Given request » Work through the material below line by line and say how many lines include the word "script". Only the number, please.
** START Records for the task **
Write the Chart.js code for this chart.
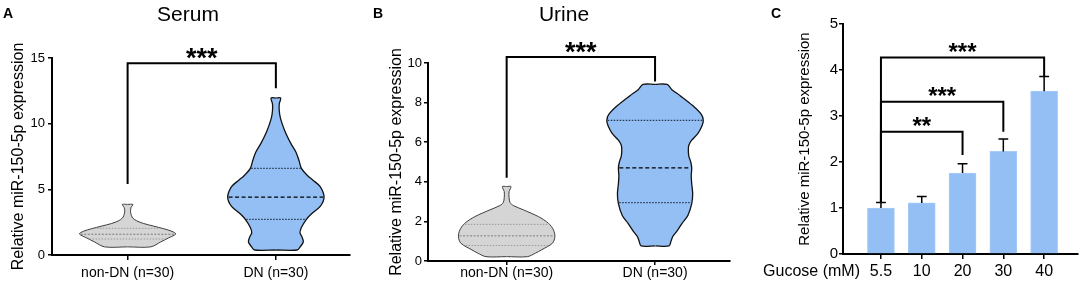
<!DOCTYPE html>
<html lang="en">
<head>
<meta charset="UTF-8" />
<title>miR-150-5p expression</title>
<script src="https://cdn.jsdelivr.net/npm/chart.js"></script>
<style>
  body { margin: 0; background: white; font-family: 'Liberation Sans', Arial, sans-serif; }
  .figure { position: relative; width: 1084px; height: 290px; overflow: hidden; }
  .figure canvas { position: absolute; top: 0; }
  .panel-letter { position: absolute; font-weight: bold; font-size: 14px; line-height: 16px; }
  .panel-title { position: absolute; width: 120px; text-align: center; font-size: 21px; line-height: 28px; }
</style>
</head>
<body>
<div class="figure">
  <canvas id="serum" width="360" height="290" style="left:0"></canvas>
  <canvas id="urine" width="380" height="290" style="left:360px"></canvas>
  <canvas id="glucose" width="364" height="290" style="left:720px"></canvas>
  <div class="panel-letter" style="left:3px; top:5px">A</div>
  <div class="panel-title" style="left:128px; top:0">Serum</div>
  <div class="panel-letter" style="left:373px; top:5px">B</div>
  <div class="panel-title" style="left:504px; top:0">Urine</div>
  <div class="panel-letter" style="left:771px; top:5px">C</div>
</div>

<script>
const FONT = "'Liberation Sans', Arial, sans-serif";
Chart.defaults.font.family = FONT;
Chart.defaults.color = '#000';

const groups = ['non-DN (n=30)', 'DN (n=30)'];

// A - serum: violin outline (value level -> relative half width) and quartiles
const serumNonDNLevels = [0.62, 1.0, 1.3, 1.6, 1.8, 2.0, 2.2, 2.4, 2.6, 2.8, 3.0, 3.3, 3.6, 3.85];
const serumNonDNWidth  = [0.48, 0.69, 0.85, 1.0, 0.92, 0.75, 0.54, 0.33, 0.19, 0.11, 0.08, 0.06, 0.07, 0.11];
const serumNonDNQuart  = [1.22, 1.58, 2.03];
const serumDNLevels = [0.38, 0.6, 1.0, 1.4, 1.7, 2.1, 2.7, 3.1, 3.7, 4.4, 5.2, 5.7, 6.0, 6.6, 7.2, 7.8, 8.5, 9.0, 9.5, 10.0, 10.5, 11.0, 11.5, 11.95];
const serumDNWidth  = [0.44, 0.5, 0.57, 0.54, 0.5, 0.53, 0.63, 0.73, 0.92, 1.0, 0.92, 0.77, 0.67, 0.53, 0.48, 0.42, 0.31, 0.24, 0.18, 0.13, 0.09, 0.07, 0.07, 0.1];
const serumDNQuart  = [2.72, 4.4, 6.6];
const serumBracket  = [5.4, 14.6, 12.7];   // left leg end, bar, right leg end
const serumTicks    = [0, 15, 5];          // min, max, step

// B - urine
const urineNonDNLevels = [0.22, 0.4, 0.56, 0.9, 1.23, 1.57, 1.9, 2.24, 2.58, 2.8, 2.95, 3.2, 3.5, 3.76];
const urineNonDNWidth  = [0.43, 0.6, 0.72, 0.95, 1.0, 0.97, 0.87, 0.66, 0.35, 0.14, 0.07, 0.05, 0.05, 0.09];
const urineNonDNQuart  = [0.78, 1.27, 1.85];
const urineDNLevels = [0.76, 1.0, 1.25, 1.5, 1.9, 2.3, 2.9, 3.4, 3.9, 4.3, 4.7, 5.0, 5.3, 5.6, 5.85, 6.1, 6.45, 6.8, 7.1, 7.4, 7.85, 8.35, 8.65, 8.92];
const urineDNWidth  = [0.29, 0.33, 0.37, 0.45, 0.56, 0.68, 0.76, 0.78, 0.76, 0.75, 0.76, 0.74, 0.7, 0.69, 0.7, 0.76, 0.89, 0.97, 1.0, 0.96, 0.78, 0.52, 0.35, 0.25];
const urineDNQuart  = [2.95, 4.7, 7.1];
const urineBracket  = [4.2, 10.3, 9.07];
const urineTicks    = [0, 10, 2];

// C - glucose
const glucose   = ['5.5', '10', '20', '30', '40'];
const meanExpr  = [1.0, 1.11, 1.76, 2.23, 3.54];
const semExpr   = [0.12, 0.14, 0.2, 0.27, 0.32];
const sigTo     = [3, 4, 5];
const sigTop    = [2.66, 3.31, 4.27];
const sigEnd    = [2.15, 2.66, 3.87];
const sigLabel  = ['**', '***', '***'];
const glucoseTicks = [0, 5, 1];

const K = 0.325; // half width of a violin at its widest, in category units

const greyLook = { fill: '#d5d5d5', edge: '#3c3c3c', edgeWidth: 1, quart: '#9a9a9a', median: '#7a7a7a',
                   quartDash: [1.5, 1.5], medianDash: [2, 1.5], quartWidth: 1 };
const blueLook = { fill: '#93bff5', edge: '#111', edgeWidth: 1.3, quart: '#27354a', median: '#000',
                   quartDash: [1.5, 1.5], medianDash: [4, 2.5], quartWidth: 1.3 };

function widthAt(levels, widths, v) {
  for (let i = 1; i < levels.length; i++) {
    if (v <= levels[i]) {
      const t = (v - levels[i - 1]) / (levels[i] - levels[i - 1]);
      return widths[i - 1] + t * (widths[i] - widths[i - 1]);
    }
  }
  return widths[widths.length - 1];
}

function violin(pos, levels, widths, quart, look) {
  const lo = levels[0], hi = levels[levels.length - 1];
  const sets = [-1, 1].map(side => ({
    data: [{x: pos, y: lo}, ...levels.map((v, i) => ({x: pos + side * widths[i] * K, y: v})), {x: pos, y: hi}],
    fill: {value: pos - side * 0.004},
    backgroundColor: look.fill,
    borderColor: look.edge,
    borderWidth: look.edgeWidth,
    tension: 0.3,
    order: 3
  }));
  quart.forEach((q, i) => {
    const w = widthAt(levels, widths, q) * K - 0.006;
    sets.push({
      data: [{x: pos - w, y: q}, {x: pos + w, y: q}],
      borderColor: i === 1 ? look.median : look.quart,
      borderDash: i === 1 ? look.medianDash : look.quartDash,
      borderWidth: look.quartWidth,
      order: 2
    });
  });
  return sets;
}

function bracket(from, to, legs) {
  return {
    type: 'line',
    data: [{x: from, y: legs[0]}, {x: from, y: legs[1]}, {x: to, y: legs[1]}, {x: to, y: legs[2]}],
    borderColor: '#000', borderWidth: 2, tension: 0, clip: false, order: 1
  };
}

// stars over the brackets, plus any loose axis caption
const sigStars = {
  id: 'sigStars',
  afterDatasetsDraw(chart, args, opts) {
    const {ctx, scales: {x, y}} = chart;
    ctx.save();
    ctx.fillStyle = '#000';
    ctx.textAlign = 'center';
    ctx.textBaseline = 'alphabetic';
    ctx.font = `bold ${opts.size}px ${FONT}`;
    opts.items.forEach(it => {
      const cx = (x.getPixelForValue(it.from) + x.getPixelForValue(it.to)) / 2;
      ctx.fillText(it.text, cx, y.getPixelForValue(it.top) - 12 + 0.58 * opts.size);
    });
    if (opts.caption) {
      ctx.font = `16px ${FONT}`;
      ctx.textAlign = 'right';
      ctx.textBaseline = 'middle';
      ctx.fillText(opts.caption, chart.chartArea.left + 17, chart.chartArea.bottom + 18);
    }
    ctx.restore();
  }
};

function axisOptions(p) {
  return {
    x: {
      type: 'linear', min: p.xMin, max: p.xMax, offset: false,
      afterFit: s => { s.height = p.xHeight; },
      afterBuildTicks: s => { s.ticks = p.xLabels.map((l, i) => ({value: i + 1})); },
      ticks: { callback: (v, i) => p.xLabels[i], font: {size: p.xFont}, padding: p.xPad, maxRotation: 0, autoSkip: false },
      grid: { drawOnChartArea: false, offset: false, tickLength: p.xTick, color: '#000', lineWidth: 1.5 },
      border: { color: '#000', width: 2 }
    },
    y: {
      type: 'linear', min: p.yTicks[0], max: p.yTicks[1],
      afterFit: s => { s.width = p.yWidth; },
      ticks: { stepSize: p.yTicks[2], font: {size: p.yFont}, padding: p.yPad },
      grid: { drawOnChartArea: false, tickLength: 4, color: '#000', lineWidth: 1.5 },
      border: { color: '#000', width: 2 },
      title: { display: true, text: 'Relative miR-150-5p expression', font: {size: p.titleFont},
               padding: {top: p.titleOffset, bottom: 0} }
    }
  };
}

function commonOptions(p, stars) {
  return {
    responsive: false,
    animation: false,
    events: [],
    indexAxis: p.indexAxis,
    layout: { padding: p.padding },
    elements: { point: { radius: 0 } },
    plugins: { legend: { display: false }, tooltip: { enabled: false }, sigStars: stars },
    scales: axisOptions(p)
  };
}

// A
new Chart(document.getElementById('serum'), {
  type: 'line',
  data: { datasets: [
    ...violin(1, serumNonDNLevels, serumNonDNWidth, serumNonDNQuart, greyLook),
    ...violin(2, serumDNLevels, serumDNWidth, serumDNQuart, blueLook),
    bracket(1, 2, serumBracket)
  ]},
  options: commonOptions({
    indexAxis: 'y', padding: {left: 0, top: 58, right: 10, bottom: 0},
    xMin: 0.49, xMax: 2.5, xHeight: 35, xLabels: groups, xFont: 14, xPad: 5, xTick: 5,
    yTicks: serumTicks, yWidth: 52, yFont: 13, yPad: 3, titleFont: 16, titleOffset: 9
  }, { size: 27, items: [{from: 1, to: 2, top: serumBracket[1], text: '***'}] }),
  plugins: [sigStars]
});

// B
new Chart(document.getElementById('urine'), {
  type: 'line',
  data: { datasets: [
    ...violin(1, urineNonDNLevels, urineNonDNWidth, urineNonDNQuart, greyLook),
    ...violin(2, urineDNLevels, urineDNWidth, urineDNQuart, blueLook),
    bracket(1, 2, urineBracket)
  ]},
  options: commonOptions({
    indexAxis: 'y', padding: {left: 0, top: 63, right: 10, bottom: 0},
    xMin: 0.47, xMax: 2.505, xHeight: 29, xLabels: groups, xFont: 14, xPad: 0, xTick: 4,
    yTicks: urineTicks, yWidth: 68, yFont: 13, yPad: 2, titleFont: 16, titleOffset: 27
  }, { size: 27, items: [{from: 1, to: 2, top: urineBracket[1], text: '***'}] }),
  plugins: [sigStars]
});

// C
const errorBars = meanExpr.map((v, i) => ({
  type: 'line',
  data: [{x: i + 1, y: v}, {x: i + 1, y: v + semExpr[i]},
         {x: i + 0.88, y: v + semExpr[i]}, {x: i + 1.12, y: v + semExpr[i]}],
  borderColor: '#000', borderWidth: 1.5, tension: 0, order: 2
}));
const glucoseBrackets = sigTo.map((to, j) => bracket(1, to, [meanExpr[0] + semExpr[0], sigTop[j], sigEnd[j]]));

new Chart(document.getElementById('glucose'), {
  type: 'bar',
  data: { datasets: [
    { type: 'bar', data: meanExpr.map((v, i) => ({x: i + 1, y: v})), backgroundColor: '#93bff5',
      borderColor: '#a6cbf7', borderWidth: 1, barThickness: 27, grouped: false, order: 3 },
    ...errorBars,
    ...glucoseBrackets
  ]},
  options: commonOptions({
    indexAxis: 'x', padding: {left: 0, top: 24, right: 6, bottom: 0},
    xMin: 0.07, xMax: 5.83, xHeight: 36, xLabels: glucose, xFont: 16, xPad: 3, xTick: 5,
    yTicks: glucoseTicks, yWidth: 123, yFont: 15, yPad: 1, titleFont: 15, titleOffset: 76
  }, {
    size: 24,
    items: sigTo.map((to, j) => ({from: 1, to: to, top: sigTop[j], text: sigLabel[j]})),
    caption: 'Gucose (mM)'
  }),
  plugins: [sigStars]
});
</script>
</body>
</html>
** END Records for the task **
** START Records for the task **
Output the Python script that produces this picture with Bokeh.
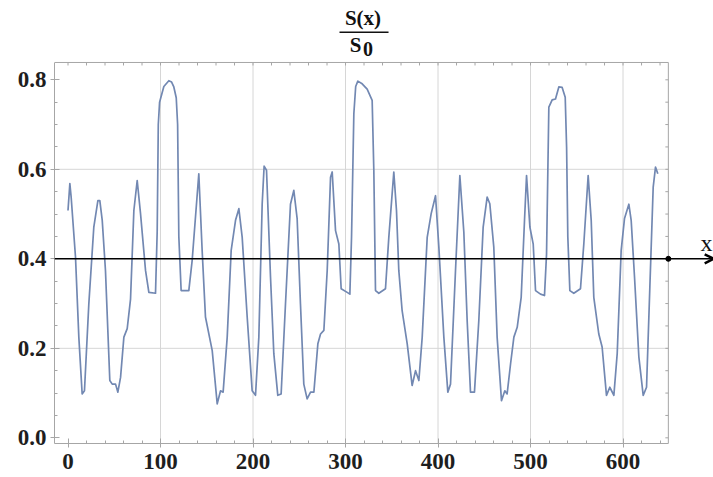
** END Records for the task **
Answer to this exercise » 4